This correction takes into account the path delay in the radar return signal due to electron content in the atmosphere. Calculated by combining radar altimeter measurements acquired at two separate frequencies (C-band and Ku-band for Topex and Jason-1, Ku-band and S-band for Envisat) or from DORIS measurements (Topex/Poseidon, Jason-1 and Envisat).

Its order of magnitude can reach 0 to 50 cm.

The ionosphere is the uppermost layer of the atmosphere (ranging between about 60 and 800 km), distinct from the other layers by the fact it is ionized. The electrons that interfere with the radar wave propagation have their highest concentration between about 250 and 400 km. Ionization of this region of the atmosphere is attributed mostly to extreme-ultraviolet radiation from the Sun. Seasonal variations, as well as 11-year variations (corresponding to the solar cycle), can be seen. Number of sunspots, episodic X rays and solar particle fluxes associated with solar flares can also occur. Significant disturbances are also measured in particular during geomagnetic storms caused by the interaction between the solar wind and the Earth’s magnetic field (The solar wind consists of a constant stream of charged particles flowing outward from the Sun. Most of these particles are deflected by the Earth’s magnetic field. But some get through to the ionosphere and interact with the atmosphere).


fig 1. Amplitudes in metres of the ionospheric correction derived from Doris measurements. This map is drawn using the BRAT from the Jason-1 GDR products. A Loess filter (value of 31) is applied to obtain a fully coloured plot.


The propagation velocity of a radio pulse is slowed by an amount proportional to the density of free electrons of the Earth’s ionosphere, also known as the total electron content (TEC, measured by the total electron content units, 1 TECU = 1016 el. m-2). The retardation of velocity is inversely proportional to frequency squared. For instance, it causes the altimeter to slightly over-estimate the range to the sea surface by typically 0.2 to 20 cm at 13.6 GHz. The amount varies from day to night (very few free electrons at night), from summer to winter, and as a function of the solar cycle (fewer during solar minimum). For treatments of this correction, see Chelton et al. [2001], Imel [1994], and Callahan [1984].

Because this effect is dispersive, measurement of the range at two frequencies allows it to be estimated. Under typical ocean conditions of 2-metre significant wave height, the Ku band ionospheric range correction that is determined from the dual frequency measurements from the altimeter is expected to have an accuracy of ±0.5 cm.
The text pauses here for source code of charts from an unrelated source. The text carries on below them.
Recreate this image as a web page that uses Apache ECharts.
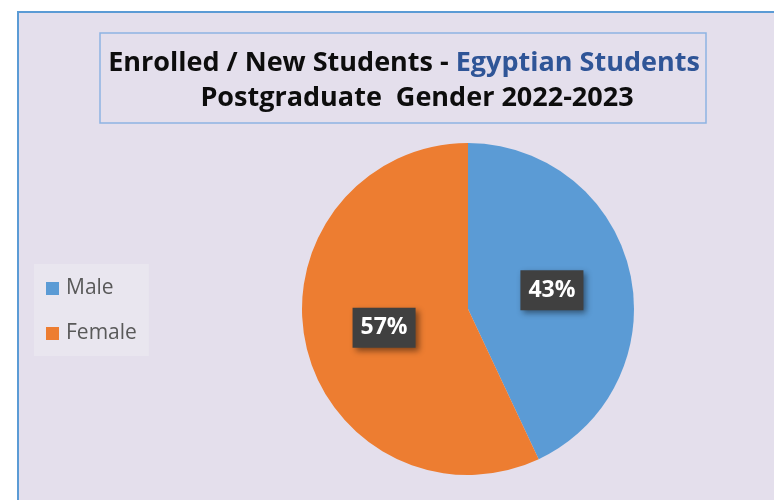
<!DOCTYPE html>
<html>
<head>
<meta charset="utf-8">
<script src="https://cdn.jsdelivr.net/npm/echarts@6/dist/echarts.min.js"></script>
<style>
  html, body { margin: 0; padding: 0; background: #ffffff; }
  #chart { width: 774px; height: 500px; }
</style>
</head>
<body>
<div id="chart"></div>
<script>
(function() {
  var categories = ['Male', 'Female'];
  var shares = [43, 57];
  var colors = ['#5B9BD5', '#ED7D31'];

  var chart = echarts.init(document.getElementById('chart'));

  var titleFont = { fontFamily: 'Open Sans', fontWeight: 'bold', fontSize: 27, color: '#0D0D0D', lineHeight: 37 };

  chart.setOption({
    backgroundColor: '#ffffff',
    animation: false,
    graphic: [
      {
        type: 'rect',
        z: -10,
        shape: { x: 18, y: 12, width: 800, height: 600 },
        style: { fill: '#E4DFEC', stroke: '#5B9BD5', lineWidth: 2 }
      },
      {
        type: 'rect',
        z: -5,
        shape: { x: 100, y: 33, width: 606, height: 90 },
        style: { fill: '#E4DFEC', stroke: '#8DB4E2', lineWidth: 1.5 }
      }
    ],
    title: [
      {
        left: 399,
        top: 40,
        textAlign: 'center',
        text: '{a|Enrolled / New Students - }{b|Egyptian Students}',
        textStyle: {
          rich: {
            a: titleFont,
            b: Object.assign({}, titleFont, { color: '#2F5597' })
          }
        }
      },
      {
        left: 412,
        top: 75,
        textAlign: 'center',
        text: 'Postgraduate  Gender 2022-2023',
        textStyle: titleFont
      }
    ],
    legend: {
      orient: 'vertical',
      left: 34,
      top: 264,
      data: categories,
      icon: 'rect',
      itemWidth: 13,
      itemHeight: 13,
      itemGap: 24,
      padding: [14, 12, 12, 12],
      backgroundColor: '#E9E6EF',
      textStyle: { fontFamily: 'Open Sans', fontSize: 21, color: '#595959', padding: [0, 0, 0, 2] }
    },
    series: [
      {
        type: 'pie',
        center: [468, 309],
        radius: 166,
        startAngle: 90,
        clockwise: true,
        silent: true,
        data: categories.map(function(name, i) {
          return { name: name, value: shares[i], itemStyle: { color: colors[i] } };
        }),
        label: {
          show: true,
          position: 'inside',
          formatter: '{c}%',
          color: '#ffffff',
          fontFamily: 'Open Sans',
          fontWeight: 'bold',
          fontSize: 23,
          lineHeight: 26,
          backgroundColor: '#404040',
          padding: [7, 8, 7, 8],
          shadowBlur: 6,
          shadowColor: 'rgba(0,0,0,0.45)',
          shadowOffsetX: 3,
          shadowOffsetY: 3
        },
        labelLine: { show: false }
      }
    ]
  });

  window.addEventListener('resize', function() { chart.resize(); });
})();
</script>
</body>
</html>
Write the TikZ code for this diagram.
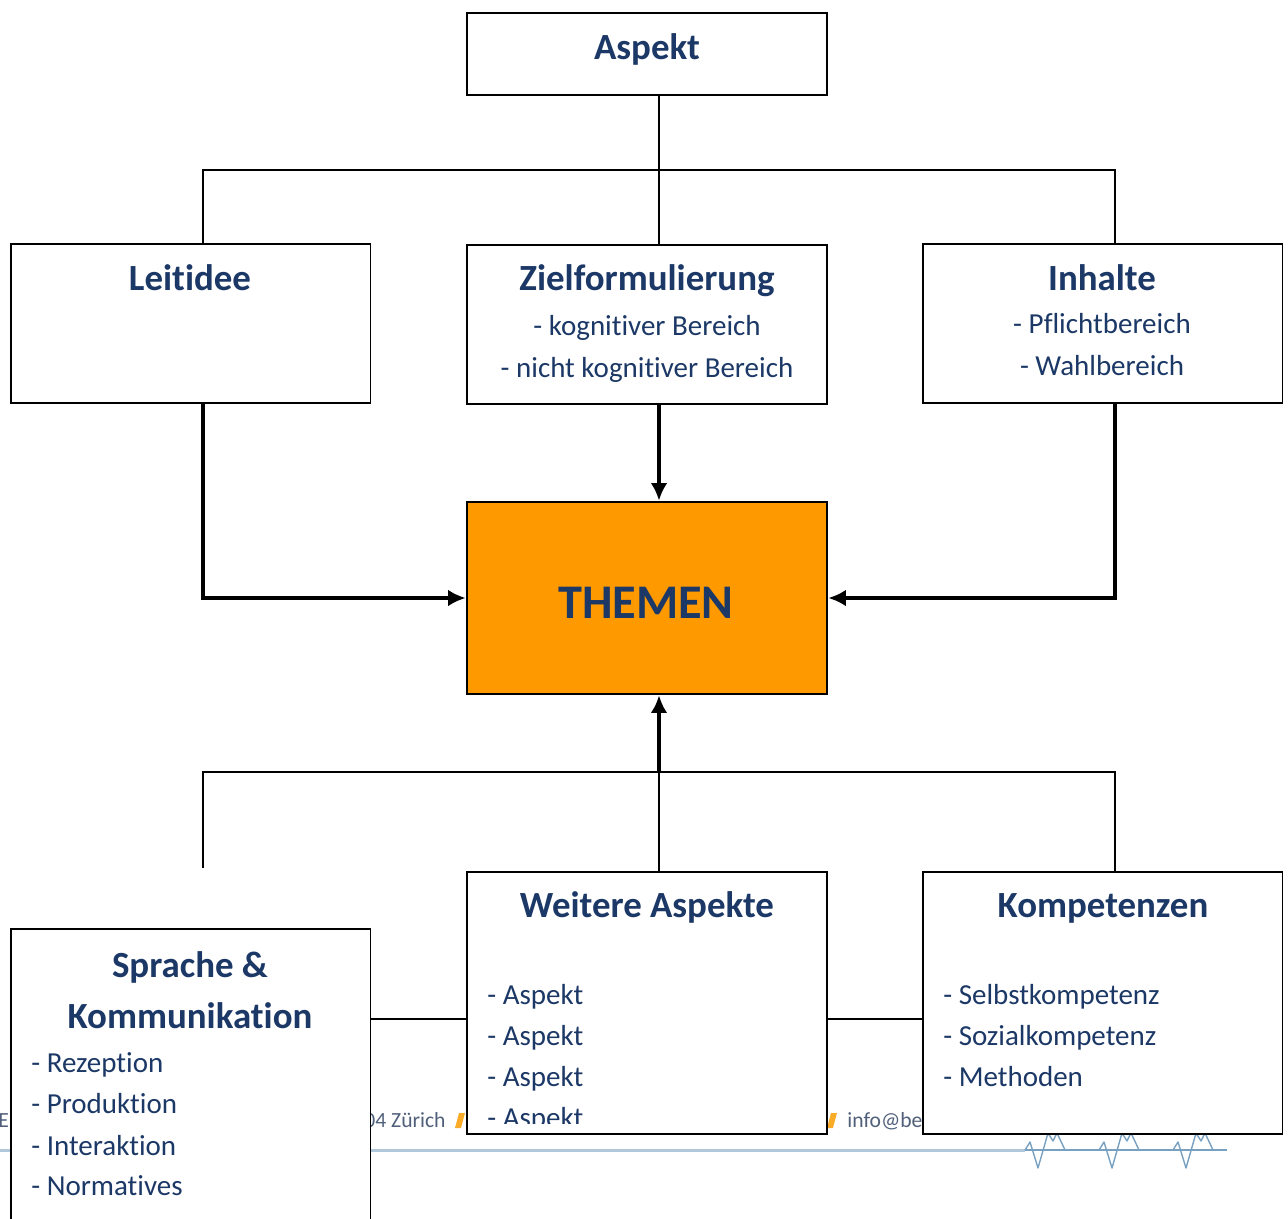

  • Chelton  et al., Satellite Altimetry, Satellite altimetry and Earth sciences, L.L. Fu and A. Cazenave Ed., Academic Press, 2001.
  • Imel, D., Evaluation of the Topex/Poseidon dual-frequency ionosphere correction, J. Geosphys. Res., 99, 24, 895-906, 1994.
  • Callahan, P.S., Ionospheric variations affecting altimeter measurements: A brief synopsis, Mar.Geod., 8, 249-263, 1984.